Add to this the added complication of Pal scuttling across the screen with your precious fruit (and even the power-up icons) as you worked to unlock as many barred chambers as possible, and what results was a bizarrely complicated take on Pac-Man's classic maze chase. Despite featuring fewer on-screen objects to deal with, Pac & Pal is far more challenging and stressful. It's also the first Pac-Man game to include background music during gameplay (a necessity given the lack of dots to munch noisily), but it features an almost inappropriately mellow tune in light of the high-stress and sometimes overwhelming design of the game. Interesting, the game's official art depicts Pac-Man wearing headphones, so evidently the music is meant to be what Pac-Man himself grooves to as he explores the maze.

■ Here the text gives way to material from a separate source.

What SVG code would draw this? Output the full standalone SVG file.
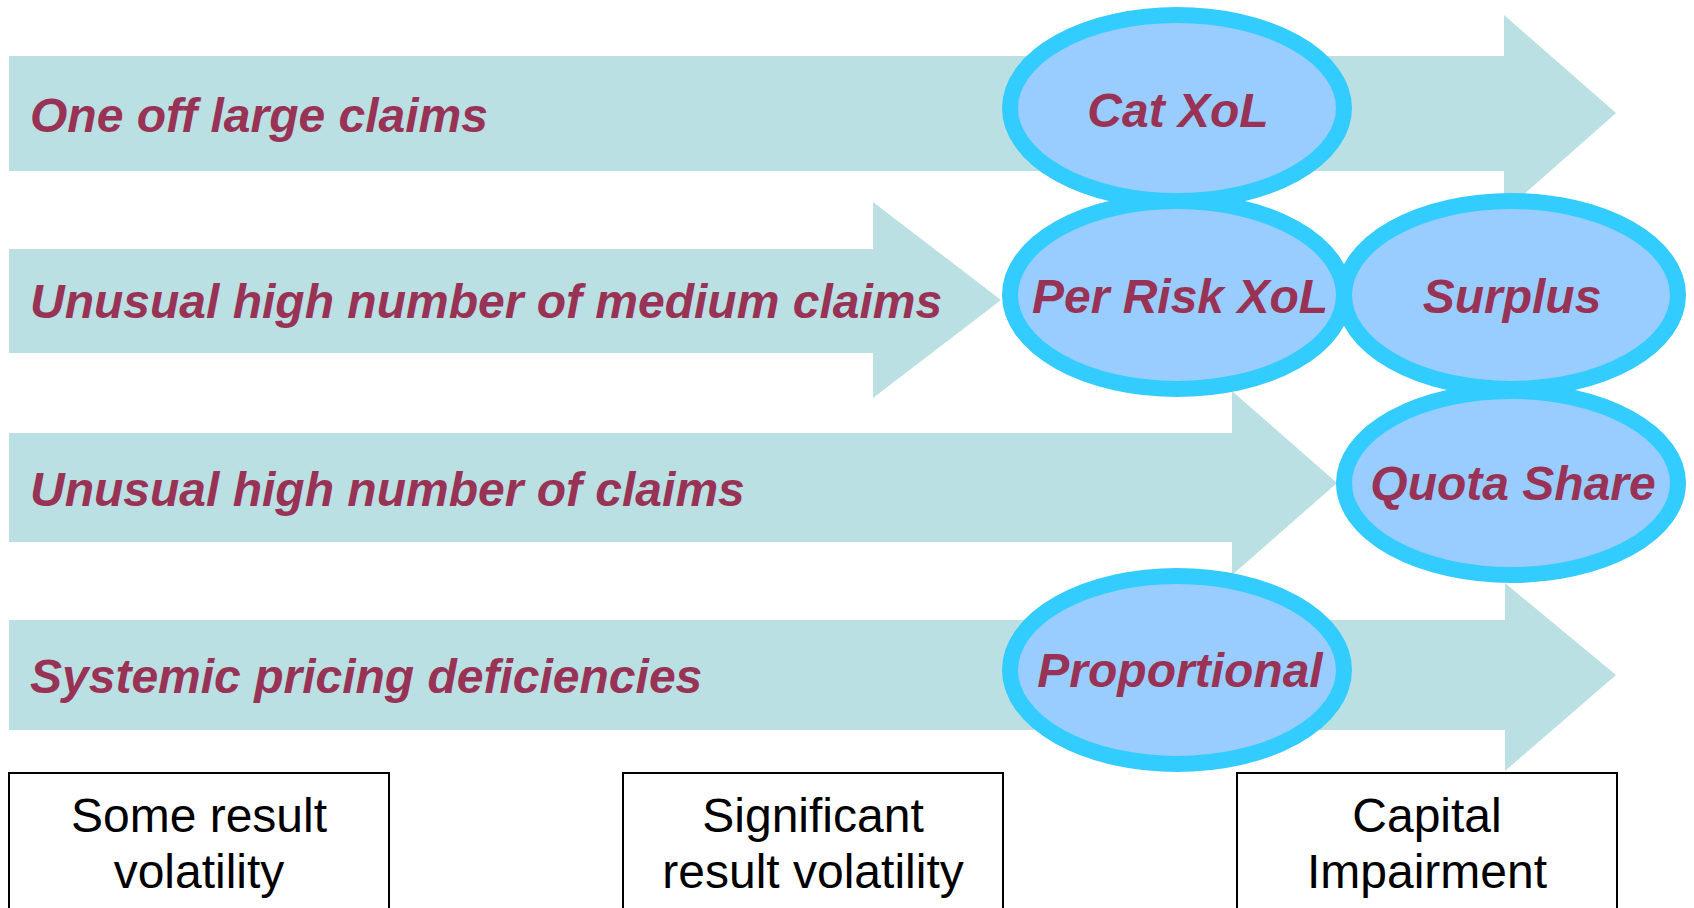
<svg xmlns="http://www.w3.org/2000/svg" width="1694" height="908" viewBox="0 0 1694 908">
<style>
.arrow{fill:#BAE0E3}
.lbl{font-family:"Liberation Sans",Arial,sans-serif;font-size:48px;font-weight:bold;font-style:italic;fill:#993355}
.ell{fill:#99CCFF;stroke:#33CCFF;stroke-width:16}
.etx{font-family:"Liberation Sans",Arial,sans-serif;font-size:48px;font-weight:bold;font-style:italic;fill:#993355;text-anchor:middle}
.box{fill:#FFFFFF;stroke:#000000;stroke-width:2}
.btx{font-family:"Liberation Sans",Arial,sans-serif;font-size:48px;fill:#000000;text-anchor:middle}
</style>
<rect width="1694" height="908" fill="#FFFFFF"/>
<g id="connectors">
  <g id="arrow1"><polygon class="arrow" points="9,56 1504,56 1504,15 1616,113 1504,212 1504,171 9,171"/><text class="lbl" x="30" y="132">One off large claims</text></g>
  <g id="arrow2"><polygon class="arrow" points="9,249 873,249 873,202 1001,300 873,398 873,353 9,353"/><text class="lbl" x="30" y="318">Unusual high number of medium claims</text></g>
  <g id="arrow3"><polygon class="arrow" points="9,433 1232,433 1232,391 1337,483 1232,575 1232,542 9,542"/><text class="lbl" x="30" y="506">Unusual high number of claims</text></g>
  <g id="arrow4"><polygon class="arrow" points="9,620 1505,620 1505,583 1616,675 1505,771 1505,730 9,730"/><text class="lbl" x="30" y="693">Systemic pricing deficiencies</text></g>
</g>
<g id="box1"><rect class="box" x="9" y="773" width="380" height="150"/><text class="btx" x="199" y="832">Some result</text><text class="btx" x="199" y="888">volatility</text></g>
<g id="box2"><rect class="box" x="623" y="773" width="380" height="150"/><text class="btx" x="813" y="832">Significant</text><text class="btx" x="813" y="888">result volatility</text></g>
<g id="box3"><rect class="box" x="1237" y="773" width="380" height="150"/><text class="btx" x="1427" y="832">Capital</text><text class="btx" x="1427" y="888">Impairment</text></g>
<g id="catxol"><ellipse class="ell" cx="1177" cy="108" rx="167" ry="93"/><text class="etx" x="1178" y="127">Cat XoL</text></g>
<g id="perrisk"><ellipse class="ell" cx="1177" cy="295" rx="167" ry="94"/><text class="etx" x="1180" y="313">Per Risk XoL</text></g>
<g id="surplus"><ellipse class="ell" cx="1511" cy="295" rx="167" ry="94"/><text class="etx" x="1512" y="313">Surplus</text></g>
<g id="quota"><ellipse class="ell" cx="1511" cy="483" rx="167" ry="92"/><text class="etx" x="1513" y="500">Quota Share</text></g>
<g id="proportional"><ellipse class="ell" cx="1177" cy="670" rx="167" ry="94"/><text class="etx" x="1180" y="687">Proportional</text></g>
</svg>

As noted above, Pac & Pal never saw an official release in American arcades. The industry had begun to soften by 1983, and Midway had flooded U.S. arcades with their cavalcade of shoddy sequels. The Pac-Man brand had definitely seen better days, and in all honesty Pac & Pal wasn't the game turn around its fortunes. Neither, it turned out, was 1984's Pac-Land, despite being a tie-in to America's popular Pac-Man Saturday morning cartoon (not to mention a side-scrolling platformer that beat Super Mario Bros. to market by a year). Within just a few years of Pac-Man's debut, America had burned out on the character and series alike.

While Namco clearly hoped to sustain Pac-Man's tremendous legacy with an inventive follow-up, Pac & Pal hastened the series' demise. Pac & Pal was one in a string of duds and doesn't hold up very well in retrospect -- it's a real oddball of a game. Sometimes, though, weirdness is just as interesting in hindsight as true significance.